Instructions to follow
Without the pictures, set down every line of the data exactly.

★ ★ ★ ★ ★ ★ ★

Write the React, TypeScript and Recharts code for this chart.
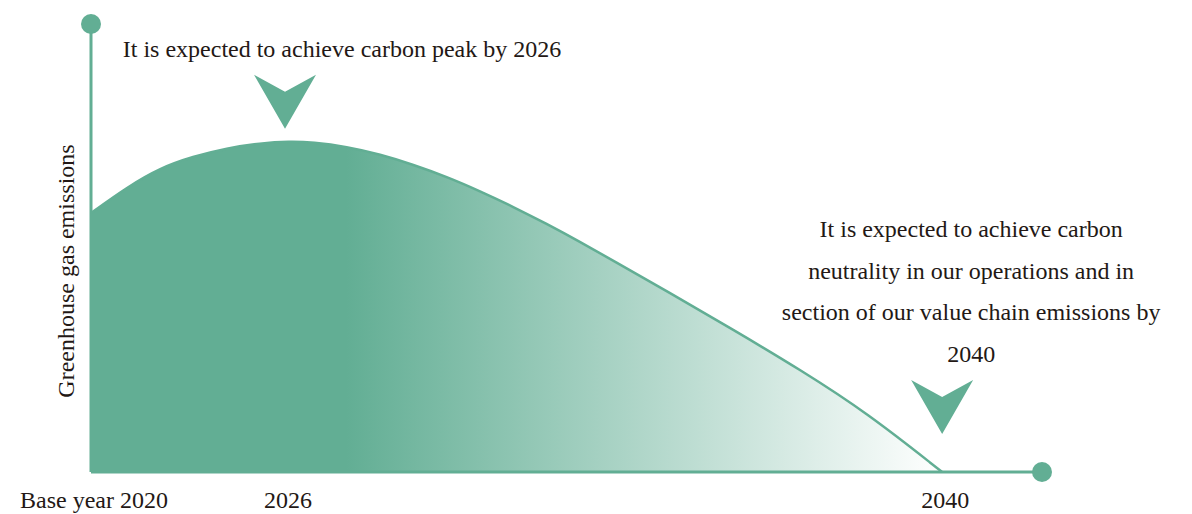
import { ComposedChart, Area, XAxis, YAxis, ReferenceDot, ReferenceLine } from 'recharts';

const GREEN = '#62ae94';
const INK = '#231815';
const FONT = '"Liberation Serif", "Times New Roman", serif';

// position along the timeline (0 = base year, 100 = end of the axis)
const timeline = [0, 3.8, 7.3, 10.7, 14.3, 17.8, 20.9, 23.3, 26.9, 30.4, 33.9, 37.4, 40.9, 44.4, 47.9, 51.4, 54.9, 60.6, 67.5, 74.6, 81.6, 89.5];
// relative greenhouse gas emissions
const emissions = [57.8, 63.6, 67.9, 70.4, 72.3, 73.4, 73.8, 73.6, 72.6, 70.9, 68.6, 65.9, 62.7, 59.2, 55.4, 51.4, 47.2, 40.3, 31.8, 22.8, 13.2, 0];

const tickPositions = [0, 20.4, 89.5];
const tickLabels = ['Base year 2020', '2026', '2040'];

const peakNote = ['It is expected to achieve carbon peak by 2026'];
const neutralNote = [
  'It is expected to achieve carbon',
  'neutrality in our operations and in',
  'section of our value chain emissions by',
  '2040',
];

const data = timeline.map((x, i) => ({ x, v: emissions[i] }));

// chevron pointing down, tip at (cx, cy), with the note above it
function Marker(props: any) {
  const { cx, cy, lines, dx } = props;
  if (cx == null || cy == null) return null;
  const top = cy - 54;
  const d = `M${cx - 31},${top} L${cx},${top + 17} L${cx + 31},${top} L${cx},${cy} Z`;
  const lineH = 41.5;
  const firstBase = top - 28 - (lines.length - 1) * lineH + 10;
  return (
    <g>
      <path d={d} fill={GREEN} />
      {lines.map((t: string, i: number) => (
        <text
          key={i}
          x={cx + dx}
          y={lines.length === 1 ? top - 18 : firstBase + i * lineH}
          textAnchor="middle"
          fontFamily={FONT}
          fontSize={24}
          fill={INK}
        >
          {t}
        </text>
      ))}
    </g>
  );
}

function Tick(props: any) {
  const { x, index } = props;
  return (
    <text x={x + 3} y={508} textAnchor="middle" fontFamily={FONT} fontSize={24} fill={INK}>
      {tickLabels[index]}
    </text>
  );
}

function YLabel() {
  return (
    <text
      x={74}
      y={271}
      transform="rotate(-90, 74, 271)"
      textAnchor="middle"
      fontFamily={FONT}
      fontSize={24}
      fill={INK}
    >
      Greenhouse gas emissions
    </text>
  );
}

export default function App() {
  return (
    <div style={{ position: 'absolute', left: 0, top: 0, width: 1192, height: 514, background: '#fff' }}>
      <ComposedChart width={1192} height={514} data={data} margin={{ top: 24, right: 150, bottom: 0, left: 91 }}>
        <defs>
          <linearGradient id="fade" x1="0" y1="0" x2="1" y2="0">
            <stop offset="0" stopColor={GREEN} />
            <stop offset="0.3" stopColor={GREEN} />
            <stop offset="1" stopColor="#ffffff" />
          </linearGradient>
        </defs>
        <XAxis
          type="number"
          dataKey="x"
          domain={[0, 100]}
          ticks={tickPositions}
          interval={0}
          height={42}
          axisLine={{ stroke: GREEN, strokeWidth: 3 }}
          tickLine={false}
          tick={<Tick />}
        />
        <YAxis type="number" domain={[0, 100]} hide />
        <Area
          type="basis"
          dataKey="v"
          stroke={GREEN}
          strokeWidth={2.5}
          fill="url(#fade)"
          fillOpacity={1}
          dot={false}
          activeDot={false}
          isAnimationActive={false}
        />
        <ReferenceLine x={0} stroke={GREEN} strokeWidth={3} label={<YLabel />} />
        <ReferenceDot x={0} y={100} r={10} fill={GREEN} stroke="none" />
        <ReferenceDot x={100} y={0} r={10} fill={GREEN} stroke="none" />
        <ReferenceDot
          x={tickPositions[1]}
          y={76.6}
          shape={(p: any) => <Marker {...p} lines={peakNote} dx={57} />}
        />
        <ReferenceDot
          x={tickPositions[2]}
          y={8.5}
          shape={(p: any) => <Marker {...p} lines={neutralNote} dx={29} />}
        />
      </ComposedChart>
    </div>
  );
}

★ ★ ★ ★ ★ ★ ★

Task result
Write the React, TypeScript and Recharts code for this chart.
import { ComposedChart, Area, XAxis, YAxis, ReferenceDot, ReferenceLine } from 'recharts';

const GREEN = '#62ae94';
const INK = '#231815';
const FONT = '"Liberation Serif", "Times New Roman", serif';

// position along the timeline (0 = base year, 100 = end of the axis)
const timeline = [0, 3.8, 7.3, 10.7, 14.3, 17.8, 20.9, 23.3, 26.9, 30.4, 33.9, 37.4, 40.9, 44.4, 47.9, 51.4, 54.9, 60.6, 67.5, 74.6, 81.6, 89.5];
// relative greenhouse gas emissions
const emissions = [57.8, 63.6, 67.9, 70.4, 72.3, 73.4, 73.8, 73.6, 72.6, 70.9, 68.6, 65.9, 62.7, 59.2, 55.4, 51.4, 47.2, 40.3, 31.8, 22.8, 13.2, 0];

const tickPositions = [0, 20.4, 89.5];
const tickLabels = ['Base year 2020', '2026', '2040'];

const peakNote = ['It is expected to achieve carbon peak by 2026'];
const neutralNote = [
  'It is expected to achieve carbon',
  'neutrality in our operations and in',
  'section of our value chain emissions by',
  '2040',
];

const data = timeline.map((x, i) => ({ x, v: emissions[i] }));

// chevron pointing down, tip at (cx, cy), with the note above it
function Marker(props: any) {
  const { cx, cy, lines, dx } = props;
  if (cx == null || cy == null) return null;
  const top = cy - 54;
  const d = `M${cx - 31},${top} L${cx},${top + 17} L${cx + 31},${top} L${cx},${cy} Z`;
  const lineH = 41.5;
  const firstBase = top - 28 - (lines.length - 1) * lineH + 10;
  return (
    <g>
      <path d={d} fill={GREEN} />
      {lines.map((t: string, i: number) => (
        <text
          key={i}
          x={cx + dx}
          y={lines.length === 1 ? top - 18 : firstBase + i * lineH}
          textAnchor="middle"
          fontFamily={FONT}
          fontSize={24}
          fill={INK}
        >
          {t}
        </text>
      ))}
    </g>
  );
}

function Tick(props: any) {
  const { x, index } = props;
  return (
    <text x={x + 3} y={508} textAnchor="middle" fontFamily={FONT} fontSize={24} fill={INK}>
      {tickLabels[index]}
    </text>
  );
}

function YLabel() {
  return (
    <text
      x={74}
      y={271}
      transform="rotate(-90, 74, 271)"
      textAnchor="middle"
      fontFamily={FONT}
      fontSize={24}
      fill={INK}
    >
      Greenhouse gas emissions
    </text>
  );
}

export default function App() {
  return (
    <div style={{ position: 'absolute', left: 0, top: 0, width: 1192, height: 514, background: '#fff' }}>
      <ComposedChart width={1192} height={514} data={data} margin={{ top: 24, right: 150, bottom: 0, left: 91 }}>
        <defs>
          <linearGradient id="fade" x1="0" y1="0" x2="1" y2="0">
            <stop offset="0" stopColor={GREEN} />
            <stop offset="0.3" stopColor={GREEN} />
            <stop offset="1" stopColor="#ffffff" />
          </linearGradient>
        </defs>
        <XAxis
          type="number"
          dataKey="x"
          domain={[0, 100]}
          ticks={tickPositions}
          interval={0}
          height={42}
          axisLine={{ stroke: GREEN, strokeWidth: 3 }}
          tickLine={false}
          tick={<Tick />}
        />
        <YAxis type="number" domain={[0, 100]} hide />
        <Area
          type="basis"
          dataKey="v"
          stroke={GREEN}
          strokeWidth={2.5}
          fill="url(#fade)"
          fillOpacity={1}
          dot={false}
          activeDot={false}
          isAnimationActive={false}
        />
        <ReferenceLine x={0} stroke={GREEN} strokeWidth={3} label={<YLabel />} />
        <ReferenceDot x={0} y={100} r={10} fill={GREEN} stroke="none" />
        <ReferenceDot x={100} y={0} r={10} fill={GREEN} stroke="none" />
        <ReferenceDot
          x={tickPositions[1]}
          y={76.6}
          shape={(p: any) => <Marker {...p} lines={peakNote} dx={57} />}
        />
        <ReferenceDot
          x={tickPositions[2]}
          y={8.5}
          shape={(p: any) => <Marker {...p} lines={neutralNote} dx={29} />}
        />
      </ComposedChart>
    </div>
  );
}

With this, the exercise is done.